But even after the STAXMon shows the test has finished , (logs show up properly in results)there is some dbench related process running on the fileserver0 vm

ileserver:/home/fileserver/dbench/src # ps -eaf| grep -i dbench

root      5984  3967  0 17:25 ?        00:00:00 sh -c /home/fileserver/dbench/src/lock_mem 25000  > /home/fileserver/dbench/src/lock_mem.out

root      5985  5984  0 17:25 ?        00:00:00 /home/fileserver/dbench/src/lock_mem 25000

root      6116  5926  0 18:10 pts/1    00:00:00 grep -i dbench

Question is why are these two processes still runing and what do they mean?

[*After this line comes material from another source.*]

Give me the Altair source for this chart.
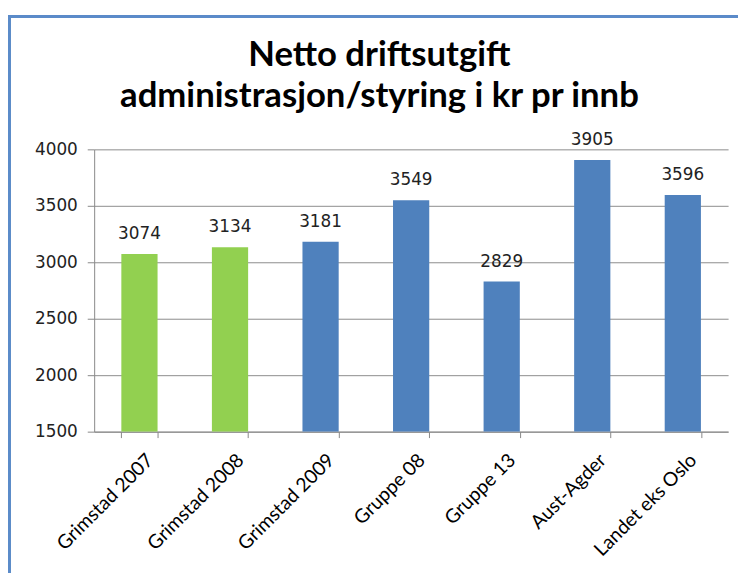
import altair as alt
import pandas as pd

categories = ["Grimstad 2007", "Grimstad 2008", "Grimstad 2009", "Gruppe 08",
              "Gruppe 13", "Aust-Agder", "Landet eks Oslo"]
values = [3074, 3134, 3181, 3549, 2829, 3905, 3596]
groups = ["old", "old", "cur", "cur", "cur", "cur", "cur"]

df = pd.DataFrame({"cat": categories, "val": values, "grp": groups})

W, H = 640, 285
PAD_L, PAD_T = 87, 140

x = alt.X("cat:N", sort=categories, title=None,
          scale=alt.Scale(paddingInner=0.6, paddingOuter=0.3),
          axis=alt.Axis(labelAngle=-45, labelAlign="right", labelBaseline="top",
                        labelFont="Lato", labelFontSize=19.5, labelColor="#000000",
                        labelPadding=13, labelOffset=4, tickBand="extent", tickSize=6,
                        tickColor="#888888", domainColor="#888888", grid=False))
y = alt.Y("val:Q", title=None,
          scale=alt.Scale(domain=[1500, 4000], nice=False, zero=False),
          axis=alt.Axis(values=[1500, 2000, 2500, 3000, 3500, 4000], format="d",
                        labelFont="DejaVu Sans", labelFontSize=17,
                        labelColor="#222222", labelPadding=10, tickSize=7,
                        tickColor="#888888", domainColor="#888888",
                        grid=True, gridColor="#8c8c8c", gridWidth=1))

bars = alt.Chart(df).mark_bar(clip=True).encode(
    x=x, y=y, y2=alt.datum(1500),
    color=alt.Color("grp:N", scale=alt.Scale(domain=["old", "cur"],
                                             range=["#92D050", "#4F81BD"]),
                    legend=None),
)

labels = alt.Chart(df).mark_text(dy=-15, font="DejaVu Sans", fontSize=17,
                                 color="#222222", baseline="alphabetic").encode(
    x=alt.X("cat:N", sort=categories), y="val:Q", text="val:Q"
)

border = alt.Chart(df).mark_rect(fill=None, stroke="#5B8BC9", strokeWidth=3,
                                 clip=False).encode(
    x=alt.value(-PAD_L + 1), x2=alt.value(W + 40),
    y=alt.value(-PAD_T + 6), y2=alt.value(H + 200)
)

chart = alt.layer(border, bars, labels).properties(
    width=W, height=H,
    autosize=alt.AutoSizeParams(type="none"),
    padding={"left": PAD_L, "top": PAD_T, "right": 10, "bottom": 140},
    title=alt.Title(["Netto driftsutgift", "administrasjon/styring i kr pr innb"],
                    font="Lato", fontSize=35, fontWeight="bold", color="#000000",
                    anchor="middle", dx=-32, offset=0, dy=128, baseline="alphabetic",
                    lineHeight=42),
).configure_view(stroke=None)

chart.save("out.html", embed_options={"renderer": "svg", "actions": False})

Is it normal/expected behavior?

Reason I ask is because right after my 1st successful run, I re-run the same test case and although the test runs fine, I see much lower numbers in my results

I also see the after the second test has finished, I now have

fileserver:/home/fileserver/dbench/src # ps -eaf| grep -i dbench

root      5984  3967  0 17:25 ?        00:00:00 sh -c /home/fileserver/dbench/src/lock_mem 25000  > /home/fileserver/dbench/src/lock_mem.out

root      5985  5984  0 17:25 ?        00:00:00 /home/fileserver/dbench/src/lock_mem 25000

root      6132  3967  0 18:10 ?        00:00:00 sh -c /home/fileserver/dbench/src/lock_mem 25000  > /home/fileserver/dbench/src/lock_mem.out

root      6133  6132  0 18:10 ?        00:00:00 /home/fileserver/dbench/src/lock_mem 25000

root      6256  5926  0 18:28 pts/1    00:00:00 grep -i dbench

My fileserver vm's performance goes down, performance chart shows high CPU usage and a 3rd run of the test fails with atimeout error

Any insight?

0 Kudos
30 Replies
jpschnee
VMware Employee
VMware Employee

Hi,

Are you using the harness to initiate each run?  During the restore process it should kill the lockmem processes left over from the previous run.  If you're not seeing that then you might want to do a run with DEBUGFLAG=1 set in your VMmark.config file.  Afterwards, zip up and attach the results folders (for your 1st and 2nd runs) and I'll take a look and see if anything stands out.

-Joshua
0 Kudos
rajanyadav
Contributor
Contributor

Hi jpschnee,

Yes, I am using the Harness. So I also looked in the fileserver_functions.xml and added some debug statements, the scripts seems to call /home/fileserver/kill.sh twice to make sure it starts with a cleaned up environment and also after it is done, but the lock_mem never gets killed. If I issues that same command, (/home/fileserver/kill.sh) from commandline of the fileserver VM after my test finishes, then it works well.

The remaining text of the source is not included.